In Chicago, long before becoming president, Obama's closest confidants included staunch supporters of Israel whose tough views on the need to stop settlements mirror his current public position. Abner Mikva, an Obama mentor and former law professor, was one of them.

"There has to be realistic talks about how the two states will get along together," Mikva said, describing Obama's thinking on the subject of Middle East peace before being elected to the U.S. Senate. "You can't do that if one state, as you're talking, is picking up more land."

White House aides say the president has been careful to insist that Palestinians must also act to fulfill their responsibilities, such as bolstering security and ending anti-Israeli incitement.

"It is a sign of neither courage nor power to shoot rockets at sleeping children, or to blow up old women on a bus. That is not how moral authority is claimed; that is how it is surrendered," Obama said in the Cairo speech.

But his recent language about settlements is the starkest of any U.S. president in three decades, and tougher than most of his public rhetoric since emerging on the national scene.

One of the president's close friends in Chicago, the late Rabbi Arnold Wolf, wrote last year of his disappointment that Obama had often publicly softened his private positions.

"For my part, I've sometimes found Obama too cautious on Israel," said Wolf, who in 1973 co-founded an organization that advocated creating a Palestinian state. "He, like all our politicians, knows he mustn't stray too far from the conventional line, and that can be disappointing. But unlike anyone else on the stump, Obama has also made it clear that he'll broaden the dialogue."

In June 2005, during a Senate Foreign Relations Committee hearing on Israel's withdrawal from the Gaza Strip, then-Sen. Obama took note of domestic politics within Israel, saying, "There are important and difficult political problems within Israel with respect to the settlers."

By March 2007, as he was beginning his presidential quest, Obama hinted at his feelings about the settlements in a speech before the leading pro-Israel organization, the American Israel Political Affairs Committee. He referred to "stones" that will "be heavy and tough for Israel to carry."

In June 2008, while on the verge of securing the Democratic nomination, Obama went further. He told the same group that Israel could advance the cause of peace by refraining "from building new settlements, as it agreed to do with the Bush administration."

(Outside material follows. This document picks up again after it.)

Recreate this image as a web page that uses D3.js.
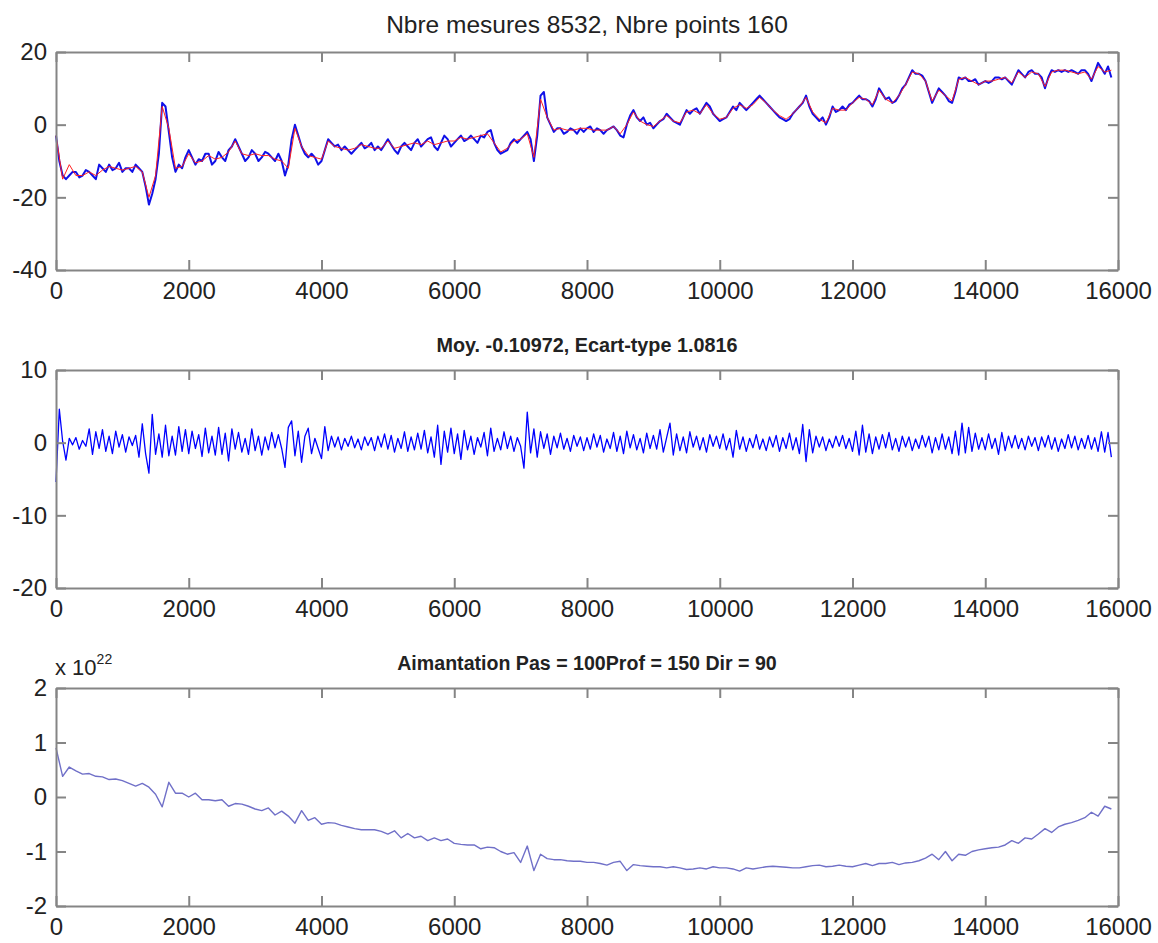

Both those references to settlement were mild compared with his speech in Cairo. The president declared that "the United States does not accept the legitimacy of continued Israeli settlements. This construction violates previous agreements and undermines efforts to achieve peace. It is time for these settlements to stop."

Obama's Middle East advisers share similar views about the need to rein in the settlements, as agreed to in the 2003 "road map" to peace.

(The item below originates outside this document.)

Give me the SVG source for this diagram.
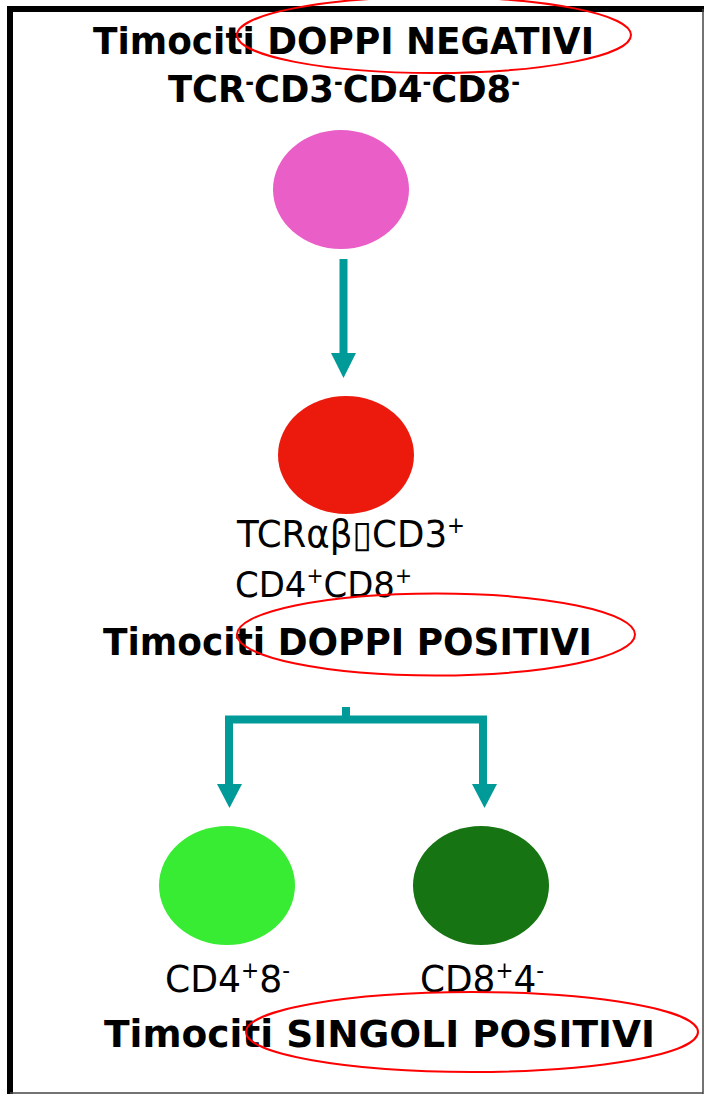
<svg xmlns="http://www.w3.org/2000/svg" width="704" height="1096" viewBox="0 0 704 1096">
  <style>
    .t { font-family: "DejaVu Sans", "Liberation Sans", sans-serif; fill: #000; }
    .b { font-weight: bold; }
    .sup { font-size: 60%; }
    .ring { fill: none; stroke: #f00; stroke-width: 2; }
    .flow { fill: none; stroke: #009b99; stroke-width: 8; }
    .head { fill: #009b99; }
  </style>

  <!-- frame -->
  <rect x="0" y="0" width="704" height="1096" fill="#fff"/>
  <g id="frame">
    <line x1="10" y1="9" x2="704" y2="9" stroke="#000" stroke-width="6"/>
    <line x1="10" y1="6" x2="10" y2="1094" stroke="#000" stroke-width="6"/>
    <line x1="703" y1="9" x2="703" y2="1094" stroke="#444" stroke-width="1.5"/>
    <line x1="10" y1="1093" x2="703" y2="1093" stroke="#444" stroke-width="1.5"/>
  </g>

  <!-- connectors -->
  <g id="connectors">
    <line class="flow" x1="343.5" y1="259" x2="343.5" y2="356" stroke-width="9"/>
    <polygon class="head" points="331,353 356,353 343.5,378"/>
    <rect class="head" x="342" y="707" width="8" height="10"/>
    <polyline class="flow" points="229,788 229,719.5 483,719.5 483,788"/>
    <polygon class="head" points="217,784 242,784 229.5,808"/>
    <polygon class="head" points="472,784 497,784 484.5,808"/>
  </g>

  <!-- double negative thymocytes -->
  <g id="dn">
    <text class="t b" x="93" y="54" font-size="38" textLength="501" lengthAdjust="spacingAndGlyphs">Timociti DOPPI NEGATIVI</text>
    <ellipse class="ring" cx="434" cy="35" rx="197" ry="38"/>
    <text class="t b" x="168" y="102" font-size="37" textLength="352" lengthAdjust="spacingAndGlyphs">TCR<tspan class="sup" dy="-12">-</tspan><tspan dy="12">CD3</tspan><tspan class="sup" dy="-12">-</tspan><tspan dy="12">CD4</tspan><tspan class="sup" dy="-12">-</tspan><tspan dy="12">CD8</tspan><tspan class="sup" dy="-12">-</tspan></text>
    <ellipse cx="341" cy="189.5" rx="68" ry="59.5" fill="#ea5ec8"/>
  </g>

  <!-- double positive thymocytes -->
  <g id="dp">
    <ellipse cx="346" cy="455" rx="68" ry="59" fill="#ec1a0c"/>
    <text class="t" x="237" y="547" font-size="37" textLength="228" lengthAdjust="spacingAndGlyphs">TCRαβ▯CD3<tspan class="sup" dy="-14">+</tspan></text>
    <text class="t" x="235" y="597" font-size="36" textLength="177" lengthAdjust="spacingAndGlyphs">CD4<tspan class="sup" dy="-14">+</tspan><tspan dy="14">CD8</tspan><tspan class="sup" dy="-14">+</tspan></text>
    <text class="t b" x="103" y="655" font-size="37" textLength="489" lengthAdjust="spacingAndGlyphs">Timociti DOPPI POSITIVI</text>
    <ellipse class="ring" cx="436" cy="634.5" rx="199" ry="41"/>
  </g>

  <!-- single positive CD4 -->
  <g id="sp-cd4">
    <ellipse cx="227" cy="885.5" rx="68" ry="59.5" fill="#38eb33"/>
    <text class="t" x="165" y="992" font-size="37" textLength="125" lengthAdjust="spacingAndGlyphs">CD4<tspan class="sup" dy="-14">+</tspan><tspan dy="14">8</tspan><tspan class="sup" dy="-14">-</tspan></text>
  </g>

  <!-- single positive CD8 -->
  <g id="sp-cd8">
    <ellipse cx="481" cy="885.5" rx="68" ry="59.5" fill="#167512"/>
    <text class="t" x="420" y="992" font-size="37" textLength="124" lengthAdjust="spacingAndGlyphs">CD8<tspan class="sup" dy="-14">+</tspan><tspan dy="14">4</tspan><tspan class="sup" dy="-14">-</tspan></text>
  </g>

  <g id="sp-label">
    <text class="t b" x="104" y="1047" font-size="37" textLength="551" lengthAdjust="spacingAndGlyphs">Timociti SINGOLI POSITIVI</text>
    <ellipse class="ring" cx="472" cy="1032" rx="226" ry="40"/>
  </g>
</svg>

White House Chief of Staff Rahm Emanuel worked in the Clinton White House when Netanyahu reneged on an understanding to stop the growth of settlements. As a member of Congress, Emanuel was one of only two Jewish lawmakers to co-sponsor a resolution supporting a peace plan that would have abandoned to the Palestinians one of the West Bank's largest settlements -- Ariel, with about 40,000 settlers.

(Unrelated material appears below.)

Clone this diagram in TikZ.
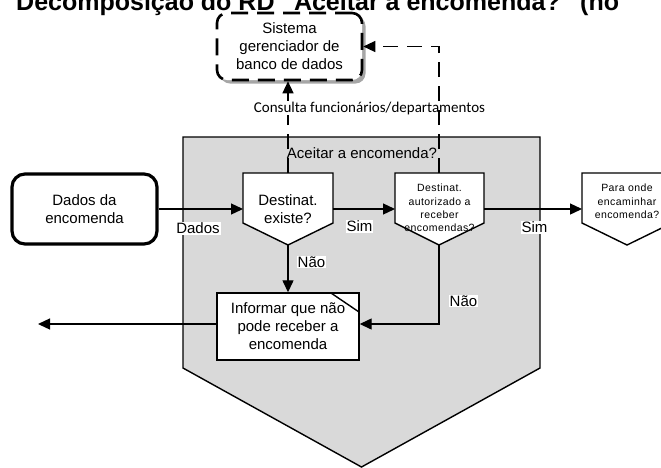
\documentclass[tikz,border=0pt]{standalone}
\usepackage{fontspec}
\setmainfont{Liberation Sans}
\newfontfamily\carlito{Carlito}
\newfontfamily\spacedsans[LetterSpace=4]{Liberation Sans}
\usetikzlibrary{arrows.meta}

\definecolor{regiongray}{HTML}{D9D9D9}
\definecolor{shadowgray}{HTML}{A6A6A6}

\begin{document}
\begin{tikzpicture}[x=1pt,y=-1pt,
  lbl/.style={font=\fontsize{15}{18}\selectfont, align=center, inner sep=0pt},
  tag/.style={font=\fontsize{15}{18}\selectfont, fill=white, inner sep=1pt},
  flow/.style={line width=1.3pt, -{Triangle[length=12pt,width=11pt]}},
  dflow/.style={flow, dash pattern=on 15pt off 9pt},
  shapeline/.style={line width=1.4pt},
  small/.style={font=\spacedsans\fontsize{10.5}{13.3}\selectfont, align=center, inner sep=0pt},
]
\useasboundingbox (0,0) rectangle (661,467);

% title (runs past the top edge)
\node[anchor=base west, font=\bfseries\fontsize{25}{30}\selectfont, inner sep=0pt] (title) at (16,10)
  {Decomposição do RD "Aceitar a encomenda?" (no};

% decomposition region
\draw[shapeline, fill=regiongray] (183,137) -- (540,137) -- (540,368) -- (361.5,467) -- (183,368) -- cycle;

% database system (external entity, dashed)
\fill[shadowgray, rounded corners=10pt] (220,16) rectangle (365.5,83.5);
\node[draw, line width=2.6pt, dash pattern=on 17pt off 9pt, rounded corners=10pt, fill=white,
      minimum width=145pt, minimum height=67pt, lbl] (sgbd) at (289.5,46.5)
  {Sistema\\gerenciador de\\banco de dados};

% input data
\node[draw, line width=3.2pt, rounded corners=13pt, fill=white,
      minimum width=145pt, minimum height=70pt, lbl] (dados) at (84.5,209)
  {Dados da\\encomenda};

% decision 1
\draw[shapeline, fill=white] (243,173) -- (333,173) -- (333,223) -- (288,245) -- (243,223) -- cycle;
\coordinate (d1n) at (288,173);
\coordinate (d1w) at (243,209);
\coordinate (d1e) at (333,209);
\coordinate (d1s) at (288,245);
\node[lbl] (d1) at (288,209) {Destinat.\\existe?};

% decision 2
\draw[shapeline, fill=white] (395,173) -- (484,173) -- (484,223) -- (439,245) -- (395,223) -- cycle;
\coordinate (d2n) at (439,173);
\coordinate (d2w) at (395,209);
\coordinate (d2e) at (484,209);
\coordinate (d2s) at (439,245);
\node[small] (d2) at (439.5,208) {Destinat.\\autorizado a\\receber\\encomendas?};

% decision 3
\draw[shapeline, fill=white] (582,173) -- (672,173) -- (672,223) -- (627,245) -- (582,223) -- cycle;
\coordinate (d3w) at (582,209);
\node[small] (d3) at (627,201.5) {Para onde\\encaminhar\\encomenda?};

% rejection message
\node[draw, shapeline, fill=white, minimum width=142pt, minimum height=67pt, lbl] (inf) at (288,326.5)
  {Informar que não\\pode receber a\\encomenda};
\draw[shapeline] (331,293) -- (359,312);
\coordinate (out) at (38,324);

% connectors
\draw[dflow] (d1n) -- (d1n |- sgbd.south);
\node[fill=white, inner sep=1pt, font=\carlito\fontsize{15}{18}\selectfont] (consulta) at (369.5,108)
  {Consulta funcionários/departamentos};
\draw[dflow] (d2n) |- (sgbd.east);

\draw[flow] (dados.east) -- (d1w);
\draw[flow] (d1e) -- (d2w);
\draw[flow] (d2e) -- (d3w);
\draw[flow] (d1s) -- (inf.north);
\draw[flow] (d2s) |- ([yshift=2.5pt]inf.east);
\draw[flow] ([yshift=2.5pt]inf.west) -- (out);

% labels
\node[lbl] (aceitar) at (362,153) {Aceitar a encomenda?};
\node[tag] (lDados) at (198,228) {Dados};
\node[tag] (lSim1) at (359.5,226) {Sim};
\node[tag] (lSim2) at (534.5,227) {Sim};
\node[tag] (lNao1) at (311.5,262) {Não};
\node[tag] (lNao2) at (463.5,301) {Não};
\end{tikzpicture}
\end{document}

Former senator George J. Mitchell, the president's special envoy for Middle East peace, headed the commission in 2001 that first recommended a settlement freeze. "Stop construction, stop building and expanding," Mitchell declared during a television interview seven years ago.

As a special envoy for then-Secretary of State Condoleezza Rice in 2008, James L. Jones -- now Obama's national security adviser -- examined the security issues involved in creating a Palestinian state. The Israeli media reported that he drafted a report, never released by the Bush administration, that was highly critical of Israel's policies in the West Bank.

Politically, there is little danger for the president in confronting Israel, especially if it leads to a peace deal. Polls suggest that settlements hold little appeal to many American Jews and have rapidly decreasing support in Congress.

"They made a political calculation that this is something they could sell on Capitol Hill," said Samuel Lewis, former U.S. ambassador to Israel. "It will divide the Israelis and put Netanyahu on the defensive."

Within the Obama White House, discussions leading up to the Cairo speech focused more on the ramifications of a tougher stand in the Arab and Israeli communities, officials said. The discussions were informed by polling in Israel, which indicates that many Israelis view the settlers as a fringe group and do not support settlement expansion.

"Was there an awareness that that point and others in the speech, that there would be some churning in the commentary or so on?" one top Obama adviser said. "There was. But he viewed that as a necessary part of moving the process forward."

Early evidence of that view was captured on tape during a private gathering in Cleveland in 2008. Obama challenged Jewish groups to allow for greater debate on Israeli actions and not demand what he called a "pro-Likud approach," referring to Netanyahu's party.

"This is where I get to be honest, and I hope I'm not out of school here," he said in a transcript published by JTA, a news service on Jewish issues. "I think there is a strain within the pro-Israel community that says unless you adopt an unwavering pro-Likud approach to Israel that you're anti-Israel. . . . If we cannot have an honest dialogue about how do we achieve these goals, then we're not going to make progress."